━━━ Given data ━━━
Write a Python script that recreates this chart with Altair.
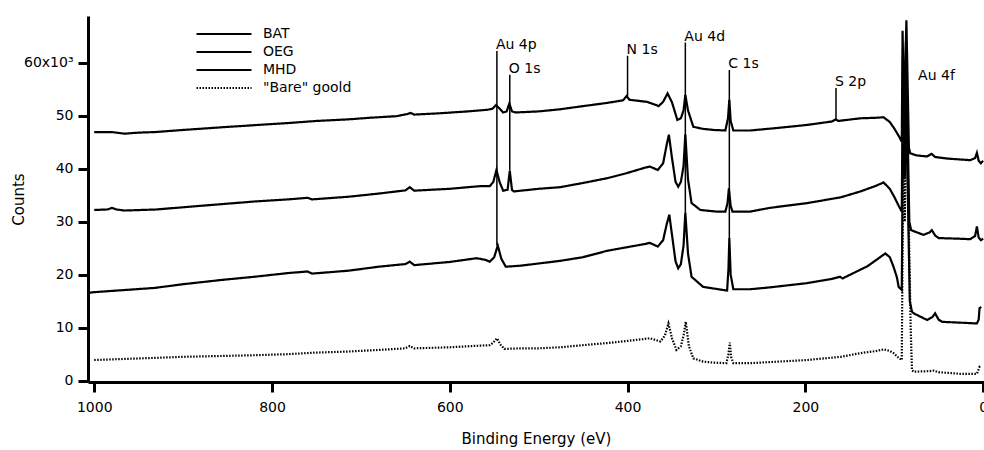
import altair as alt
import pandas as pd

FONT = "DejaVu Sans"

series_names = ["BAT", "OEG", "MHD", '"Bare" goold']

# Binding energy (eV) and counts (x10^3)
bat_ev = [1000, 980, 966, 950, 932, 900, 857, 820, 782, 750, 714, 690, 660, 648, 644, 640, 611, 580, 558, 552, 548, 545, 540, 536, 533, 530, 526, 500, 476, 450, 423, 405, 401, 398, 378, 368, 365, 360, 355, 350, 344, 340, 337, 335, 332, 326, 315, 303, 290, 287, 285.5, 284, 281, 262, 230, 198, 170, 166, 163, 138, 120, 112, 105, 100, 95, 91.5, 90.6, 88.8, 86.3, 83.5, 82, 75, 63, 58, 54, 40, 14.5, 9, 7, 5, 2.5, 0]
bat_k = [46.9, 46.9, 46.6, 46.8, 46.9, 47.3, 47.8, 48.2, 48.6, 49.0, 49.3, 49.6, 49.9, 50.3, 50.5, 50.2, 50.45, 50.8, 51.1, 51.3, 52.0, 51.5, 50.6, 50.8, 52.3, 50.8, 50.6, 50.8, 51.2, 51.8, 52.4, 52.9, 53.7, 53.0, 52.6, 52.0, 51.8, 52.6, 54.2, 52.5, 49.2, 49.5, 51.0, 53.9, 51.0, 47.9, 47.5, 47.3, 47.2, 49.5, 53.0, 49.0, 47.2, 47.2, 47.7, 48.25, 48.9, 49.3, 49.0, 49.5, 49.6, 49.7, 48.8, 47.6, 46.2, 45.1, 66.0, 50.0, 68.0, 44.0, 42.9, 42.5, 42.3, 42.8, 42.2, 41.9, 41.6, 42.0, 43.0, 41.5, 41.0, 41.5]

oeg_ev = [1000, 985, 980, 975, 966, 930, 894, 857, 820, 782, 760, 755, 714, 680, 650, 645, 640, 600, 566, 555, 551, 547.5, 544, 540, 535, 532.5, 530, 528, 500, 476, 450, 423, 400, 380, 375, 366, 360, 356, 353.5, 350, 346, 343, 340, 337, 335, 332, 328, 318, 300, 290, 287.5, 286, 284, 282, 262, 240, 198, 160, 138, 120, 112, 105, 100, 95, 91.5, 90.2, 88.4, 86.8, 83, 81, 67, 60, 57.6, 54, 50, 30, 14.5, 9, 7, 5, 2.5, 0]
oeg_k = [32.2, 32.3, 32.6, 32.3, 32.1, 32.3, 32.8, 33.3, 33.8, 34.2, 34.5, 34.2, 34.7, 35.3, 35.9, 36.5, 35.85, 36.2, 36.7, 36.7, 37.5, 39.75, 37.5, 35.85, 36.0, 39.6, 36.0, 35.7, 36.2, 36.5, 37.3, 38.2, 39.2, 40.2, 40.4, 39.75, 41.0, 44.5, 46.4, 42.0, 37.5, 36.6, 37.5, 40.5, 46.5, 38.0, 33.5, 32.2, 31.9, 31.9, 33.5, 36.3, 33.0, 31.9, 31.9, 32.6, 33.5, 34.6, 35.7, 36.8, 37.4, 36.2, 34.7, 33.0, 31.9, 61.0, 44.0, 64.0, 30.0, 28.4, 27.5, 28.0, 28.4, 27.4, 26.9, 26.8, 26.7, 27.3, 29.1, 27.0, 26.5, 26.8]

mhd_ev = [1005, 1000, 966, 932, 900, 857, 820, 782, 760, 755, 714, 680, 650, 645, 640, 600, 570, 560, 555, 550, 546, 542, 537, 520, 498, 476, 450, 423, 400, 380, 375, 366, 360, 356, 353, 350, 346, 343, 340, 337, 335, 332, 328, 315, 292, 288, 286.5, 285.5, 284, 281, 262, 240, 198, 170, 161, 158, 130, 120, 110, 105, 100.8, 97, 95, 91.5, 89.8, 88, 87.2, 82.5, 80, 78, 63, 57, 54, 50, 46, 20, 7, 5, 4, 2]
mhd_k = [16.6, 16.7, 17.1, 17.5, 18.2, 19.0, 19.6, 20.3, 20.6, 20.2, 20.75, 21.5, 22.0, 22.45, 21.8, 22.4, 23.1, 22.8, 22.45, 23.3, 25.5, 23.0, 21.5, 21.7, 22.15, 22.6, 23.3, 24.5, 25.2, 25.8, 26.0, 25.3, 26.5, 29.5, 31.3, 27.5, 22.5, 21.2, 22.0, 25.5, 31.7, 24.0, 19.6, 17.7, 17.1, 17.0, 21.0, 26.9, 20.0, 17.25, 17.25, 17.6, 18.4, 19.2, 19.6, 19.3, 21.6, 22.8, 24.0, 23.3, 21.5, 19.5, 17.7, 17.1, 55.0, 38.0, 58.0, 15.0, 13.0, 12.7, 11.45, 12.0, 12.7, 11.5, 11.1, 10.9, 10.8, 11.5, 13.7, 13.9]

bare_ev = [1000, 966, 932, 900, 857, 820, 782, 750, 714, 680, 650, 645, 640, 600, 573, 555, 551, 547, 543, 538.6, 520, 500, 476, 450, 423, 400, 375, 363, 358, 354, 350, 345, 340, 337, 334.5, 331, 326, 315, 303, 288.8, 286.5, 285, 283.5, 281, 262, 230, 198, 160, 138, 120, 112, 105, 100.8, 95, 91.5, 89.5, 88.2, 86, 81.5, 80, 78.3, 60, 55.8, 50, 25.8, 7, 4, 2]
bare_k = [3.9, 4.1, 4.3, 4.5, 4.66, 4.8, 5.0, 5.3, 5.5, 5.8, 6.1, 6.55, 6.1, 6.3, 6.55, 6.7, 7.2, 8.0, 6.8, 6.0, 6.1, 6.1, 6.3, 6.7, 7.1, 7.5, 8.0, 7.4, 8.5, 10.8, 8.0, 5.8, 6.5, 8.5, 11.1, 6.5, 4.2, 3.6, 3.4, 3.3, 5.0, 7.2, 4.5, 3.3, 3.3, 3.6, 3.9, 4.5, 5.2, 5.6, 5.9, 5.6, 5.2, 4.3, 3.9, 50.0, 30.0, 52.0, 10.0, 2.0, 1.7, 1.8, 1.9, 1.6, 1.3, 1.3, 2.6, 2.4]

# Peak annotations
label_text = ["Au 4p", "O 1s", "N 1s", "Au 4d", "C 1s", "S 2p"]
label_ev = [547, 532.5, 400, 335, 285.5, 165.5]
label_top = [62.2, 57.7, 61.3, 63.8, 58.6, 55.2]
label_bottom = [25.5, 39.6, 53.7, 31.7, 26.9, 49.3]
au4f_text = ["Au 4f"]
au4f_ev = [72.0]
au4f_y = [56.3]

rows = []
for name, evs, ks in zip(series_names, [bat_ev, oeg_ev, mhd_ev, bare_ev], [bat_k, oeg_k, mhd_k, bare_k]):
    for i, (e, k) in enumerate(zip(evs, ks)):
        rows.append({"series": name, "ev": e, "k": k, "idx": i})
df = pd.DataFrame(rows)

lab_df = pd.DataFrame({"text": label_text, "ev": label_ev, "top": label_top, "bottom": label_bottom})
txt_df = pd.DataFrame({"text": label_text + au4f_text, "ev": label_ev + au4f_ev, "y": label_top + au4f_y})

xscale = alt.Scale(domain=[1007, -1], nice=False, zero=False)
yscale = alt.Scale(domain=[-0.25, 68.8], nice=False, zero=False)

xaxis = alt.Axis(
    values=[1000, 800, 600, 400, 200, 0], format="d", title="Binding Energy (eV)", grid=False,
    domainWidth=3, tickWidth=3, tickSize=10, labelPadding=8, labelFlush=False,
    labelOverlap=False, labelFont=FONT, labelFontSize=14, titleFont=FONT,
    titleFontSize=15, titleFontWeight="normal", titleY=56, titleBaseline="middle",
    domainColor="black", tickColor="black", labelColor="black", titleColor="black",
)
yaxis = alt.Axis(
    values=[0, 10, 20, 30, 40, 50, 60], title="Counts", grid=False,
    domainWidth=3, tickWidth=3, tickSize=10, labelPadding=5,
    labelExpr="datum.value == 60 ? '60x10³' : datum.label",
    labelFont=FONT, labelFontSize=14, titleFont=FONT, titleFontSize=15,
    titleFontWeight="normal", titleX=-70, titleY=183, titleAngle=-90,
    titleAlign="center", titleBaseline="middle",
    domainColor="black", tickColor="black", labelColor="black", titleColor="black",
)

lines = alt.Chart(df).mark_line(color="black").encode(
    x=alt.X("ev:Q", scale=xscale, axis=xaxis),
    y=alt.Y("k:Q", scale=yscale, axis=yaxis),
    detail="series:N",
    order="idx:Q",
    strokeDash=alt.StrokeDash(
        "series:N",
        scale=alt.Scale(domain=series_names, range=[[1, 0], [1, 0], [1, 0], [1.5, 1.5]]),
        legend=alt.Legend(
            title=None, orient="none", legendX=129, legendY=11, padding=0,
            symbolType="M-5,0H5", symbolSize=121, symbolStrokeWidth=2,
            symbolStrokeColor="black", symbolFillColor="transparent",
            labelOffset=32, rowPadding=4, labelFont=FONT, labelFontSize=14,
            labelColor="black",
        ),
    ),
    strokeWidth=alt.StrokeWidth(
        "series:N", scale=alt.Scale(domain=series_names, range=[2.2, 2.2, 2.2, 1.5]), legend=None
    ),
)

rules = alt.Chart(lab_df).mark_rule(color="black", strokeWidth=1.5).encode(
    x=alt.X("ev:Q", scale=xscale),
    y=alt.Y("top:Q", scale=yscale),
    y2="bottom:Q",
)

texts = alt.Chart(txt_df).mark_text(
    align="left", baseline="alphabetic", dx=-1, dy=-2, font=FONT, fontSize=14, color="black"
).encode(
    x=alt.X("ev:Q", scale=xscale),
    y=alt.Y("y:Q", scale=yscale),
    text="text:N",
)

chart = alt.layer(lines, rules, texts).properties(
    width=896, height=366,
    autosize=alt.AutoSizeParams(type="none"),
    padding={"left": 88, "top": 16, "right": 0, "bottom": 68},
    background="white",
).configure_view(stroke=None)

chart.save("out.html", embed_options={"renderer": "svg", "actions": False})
━━━
Leave out any pictures and return exactly the lines from the beginning of the data through the line with "41.5, 41.0, 41.5]", inclusive.

#### Task response:
Write a Python script that recreates this chart with Altair.
import altair as alt
import pandas as pd

FONT = "DejaVu Sans"

series_names = ["BAT", "OEG", "MHD", '"Bare" goold']

# Binding energy (eV) and counts (x10^3)
bat_ev = [1000, 980, 966, 950, 932, 900, 857, 820, 782, 750, 714, 690, 660, 648, 644, 640, 611, 580, 558, 552, 548, 545, 540, 536, 533, 530, 526, 500, 476, 450, 423, 405, 401, 398, 378, 368, 365, 360, 355, 350, 344, 340, 337, 335, 332, 326, 315, 303, 290, 287, 285.5, 284, 281, 262, 230, 198, 170, 166, 163, 138, 120, 112, 105, 100, 95, 91.5, 90.6, 88.8, 86.3, 83.5, 82, 75, 63, 58, 54, 40, 14.5, 9, 7, 5, 2.5, 0]
bat_k = [46.9, 46.9, 46.6, 46.8, 46.9, 47.3, 47.8, 48.2, 48.6, 49.0, 49.3, 49.6, 49.9, 50.3, 50.5, 50.2, 50.45, 50.8, 51.1, 51.3, 52.0, 51.5, 50.6, 50.8, 52.3, 50.8, 50.6, 50.8, 51.2, 51.8, 52.4, 52.9, 53.7, 53.0, 52.6, 52.0, 51.8, 52.6, 54.2, 52.5, 49.2, 49.5, 51.0, 53.9, 51.0, 47.9, 47.5, 47.3, 47.2, 49.5, 53.0, 49.0, 47.2, 47.2, 47.7, 48.25, 48.9, 49.3, 49.0, 49.5, 49.6, 49.7, 48.8, 47.6, 46.2, 45.1, 66.0, 50.0, 68.0, 44.0, 42.9, 42.5, 42.3, 42.8, 42.2, 41.9, 41.6, 42.0, 43.0, 41.5, 41.0, 41.5]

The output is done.